Pernah nggak ngerasa kayak hidup ini lagi dikejar-kejar target yang entah siapa yang bikin? Harus nikah sebelum 30, punya rumah, punya mobil, terus punya anak. Kalau belum, dianggap belum dewasa. Padahal, hidup orang beda-beda kan? Tapi anehnya, kita semua kayak udah di-setting buat ngejar hal yang sama.
Fenomena ini bukan hal baru. Standar-standar soal “mapan” itu udah dibentuk dari dulu banget. Bahkan negara ikut andil ngatur kayak gimana seharusnya kehidupan ideal. Di masa Orde Baru, misalnya, pemerintah promosiin banget gaya hidup keluarga harmonis: suami kerja, istri di rumah, punya dua anak, tinggal di rumah sendiri. Pola ini bukan sekadar imbauan, tapi semacam cetak biru buat warga negara yang “baik”.
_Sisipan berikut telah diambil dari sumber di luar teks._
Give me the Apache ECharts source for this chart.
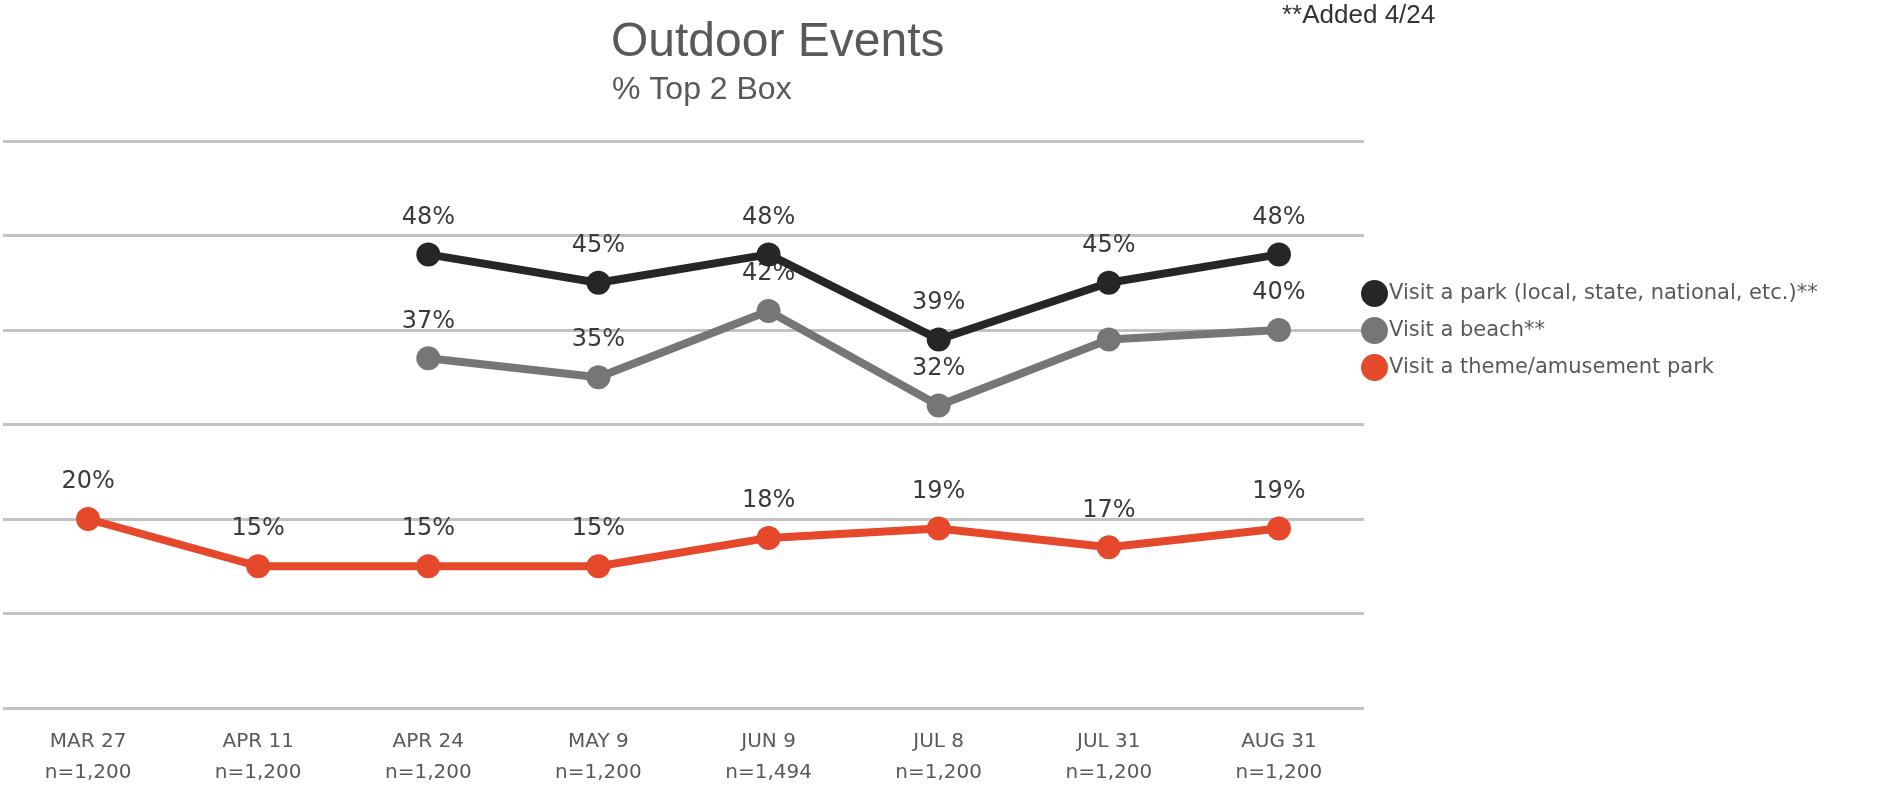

Yang lebih ngeri, sekarang masyarakatnya sendiri yang justru jadi penjaga standar itu. Orang tua nuntut anaknya segera nikah dan punya rumah. Tetangga mulai nyinyir kalau umur udah 30 tapi belum nikah. Bahkan teman sendiri bisa ikutan ngejudge. Tanpa sadar, kita semua saling kontrol, kayak polisi sosial yang gak resmi tapi bikin stres.
Nggak berhenti sampai situ, media massa juga ikut berperan besar dalam ngebentuk narasi ini. Iklan KB zaman dulu, sinetron, dan pesan-pesan pembangunan di TV itu semuanya ngedorong satu hal: hidup tertib dan terlihat mapan. Jadi nggak heran kalau sekarang banyak orang ngerasa belum lengkap hidupnya kalau belum nikah atau belum punya rumah, padahal belum tentu itu yang mereka butuhin.
Yang paling kena tekanan biasanya sih laki-laki. Dari kecil udah diajarin jadi pencari nafkah utama. Harus kuat, nggak boleh lemah, apalagi gagal. Kalau belum punya rumah dan belum nikah, dianggap belum sukses sebagai laki-laki. Sayangnya, ekspektasi ini sering bikin mereka jalanin hidup yang bukan pilihan sendiri, tapi tuntutan lingkungan. Dan ketika gagal, bukan cuma harga diri yang kena, tapi juga mental. Stres, frustasi, bahkan depresi jadi risiko yang nyata.
Perempuan juga nggak kalah berat bebannya. Mereka sering dianggap penentu kehormatan keluarga. Harus bisa menjaga citra, tampil rapi, dan siap menikah muda. Kalau belum nikah dianggap kurang laku, dan kalau lebih milih karier, malah disudutkan. Padahal bisa aja dia punya ambisi dan mimpi besar. Tapi karena tekanan sosial, perempuan seringkali harus ngalah dan nurutin skenario hidup yang udah disiapin sejak kecil.
Tragisnya, sebagian dari kita udah ngerasa standar itu benar adanya. Nggak ada lagi ruang buat nanya, “kenapa harus begini?”, “kenapa harus nikah?”, atau “kenapa punya rumah jadi syarat sukses?”. Semua terasa otomatis. Ini yang disebut internalisasi. Orang-orang nggak lagi ngejalanin karena dipaksa, tapi karena percaya itu satu-satunya jalan hidup yang benar.
Padahal, konteks zaman udah jauh berubah. Biaya hidup makin tinggi, gaji stagnan, dan stabilitas kerja nggak seperti dulu. Tapi anehnya, standar kemapanan masih kayak zaman dulu. Banyak yang maksain ambil KPR padahal gaji belum cukup. Kredit mobil hanya buat dianggap “layak”. Nikah buru-buru cuma supaya nggak dicibir. Semua demi validasi dari lingkungan.
Budaya mapan kayak gini sebenarnya udah saatnya dikritisi. Hidup itu bukan soal checklist punya ini-itu, tapi tentang gimana kita bisa bahagia dan hidup sesuai nilai sendiri. Mapan itu bukan hasil, tapi proses. Bukan tentang rumah atau mobil, tapi tentang bisa ambil keputusan tanpa takut dikomentari orang lain.
Sebagai generasi sekarang, kita perlu buka ruang buat definisi sukses yang lebih fleksibel. Nggak semua orang pengin atau mampu ngejar standar lama. Dan itu bukan berarti gagal. Kadang, hidup sederhana dengan hati tenang jauh lebih bermakna daripada hidup penuh pencapaian tapi penuh tekanan.
Jadi, mungkin sekarang saatnya berhenti ngejar hidup versi orang lain. Mulai dengerin diri sendiri, dan kalau memang beda, itu sah-sah aja. Karena mapan seharusnya bukan seragam, tapi personal.